The latest breakdown culminates nearly two years of bargaining that failed to produce a new agreement for the 5,500-member faculty union, and came despite Gov. Wolf's urging both sides Tuesday night to stay at the table and reach a compromise.

"Avoiding a strike is paramount because a work stoppage will be devastating for the state system," Wolf said in a statement. "Most seriously, a strike could drive a loss of students, which would further exacerbate an already precarious financial situation for the state system."

The latest statements came after five consecutive days of bargaining at a secret location in Harrisburg, most of them under a news blackout that both the system and the union honored until Tuesday evening.
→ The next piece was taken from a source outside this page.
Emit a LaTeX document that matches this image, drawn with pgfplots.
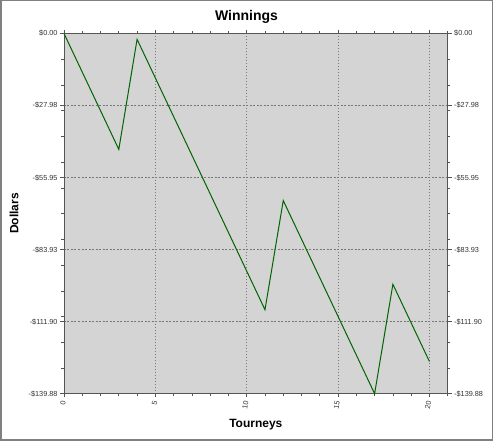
\documentclass[border=0pt]{standalone}
\usepackage{fontspec}
\setmainfont{Liberation Sans}
\usepackage{pgfplots}
\pgfplotsset{compat=1.18}
\definecolor{plotbg}{RGB}{212,212,212}
\definecolor{linegreen}{RGB}{0,100,0}
\definecolor{axisgray}{RGB}{85,85,85}
\definecolor{gridgray}{RGB}{120,120,120}
\pgfplotsset{
  common/.style={
    scale only axis, width=383.7pt, height=360.2pt,
    at={(64pt,47.3pt)}, anchor=south west,
    xmin=0, xmax=21, ymin=-139.88, ymax=0,
    /pgf/number format/assume math mode=true,
    ytick={-139.88,-111.904,-83.928,-55.952,-27.976,0},
    yticklabels={-\$139.88,-\$111.90,-\$83.93,-\$55.95,-\$27.98,\$0.00},
    minor ytick={-130,-120,-110,-100,-90,-80,-70,-60,-50,-40,-30,-20,-10},
    tick align=outside,
    major tick length=3.8pt, minor tick length=2.6pt,
    tick style={axisgray, line width=0.7pt},
    axis line style={axisgray, line width=0.8pt},
    yticklabel style={font=\fontsize{7.3}{8}\selectfont, text=black!80, inner sep=2.5pt},
    xticklabel style={font=\fontsize{7.3}{8}\selectfont, text=black!80, rotate=80, anchor=east, inner sep=3pt},
  }
}
\begin{document}
\begin{tikzpicture}
\useasboundingbox (0pt,0pt) rectangle (493pt,441pt);
\fill[white] (0pt,0pt) rectangle (493pt,441pt);
\begin{axis}[common,
  axis background/.style={fill=plotbg},
  xtick={0,5,10,15,20}, minor xtick={1,2,3,4,6,7,8,9,11,12,13,14,16,17,18,19,21},
  xtick pos=both, xticklabel pos=lower,
  ytick pos=left,
  xmajorgrids, ymajorgrids,
  x grid style={gridgray, line width=0.5pt, dash pattern=on 1pt off 2pt},
  y grid style={gridgray, line width=0.5pt, dash pattern=on 2pt off 1.5pt},
  xlabel={Tourneys}, ylabel={Dollars},
  xlabel style={font=\bfseries\fontsize{12}{14}\selectfont, at={(axis description cs:0.5,-0.087)}, anchor=center},
  ylabel style={font=\bfseries\fontsize{12}{14}\selectfont, at={(axis description cs:-0.130,0.5)}, anchor=center},
  clip=false,
]
\addplot[linegreen, line width=1pt] coordinates {
(0,0) (1,-15) (2,-30) (3,-45) (4,-2.27) (5,-17.27) (6,-32.27) (7,-47.27)
(8,-62.27) (9,-77.27) (10,-92.27) (11,-107.27) (12,-64.88) (13,-79.88)
(14,-94.88) (15,-109.88) (16,-124.88) (17,-139.88) (18,-97.38) (19,-112.38)
(20,-127.38)
};
\end{axis}
\begin{axis}[common,
  hide x axis, axis y line*=right,
]
\end{axis}
\node[font=\bfseries\fontsize{14}{16}\selectfont] at (246.5pt,424pt) {Winnings};
\draw[gray, line width=1.5pt] (0.75pt,0.75pt) rectangle (492.25pt,440.25pt);
\end{tikzpicture}
\end{document}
Officials also said they would strive to keep extracurriculars going, including sports. The system's coaches are in a separate bargaining unit and have not set a strike date, but athletic trainers and other key personnel are part of the faculty union, so it would remain to be determined whether games could be held.

If a strike occurs, pressure to reach an agreement will likely increase on Wolf, a member of the system's board of governors, and several state legislators who also serve on the system's governing board. Among those legislators are State Sen. Ryan P. Aument (R., Lancaster); State Rep. Matthew E. Baker (R., Tioga); State Rep. Michael K. Hanna (D., Clinton); and Sen. Judy Schwank (D., Berks).

Marshall said the system withdrew more than two dozen proposals that the faculty union disputed, but health care and salaries remained the major sticking points.

Ed Lordan, a spokesman for West Chester's faculty union, said Tuesday evening that faculty plan to picket at 10 locations on the perimeter of campus, with the largest group in front of Philips Hall at High Street and University Avenue.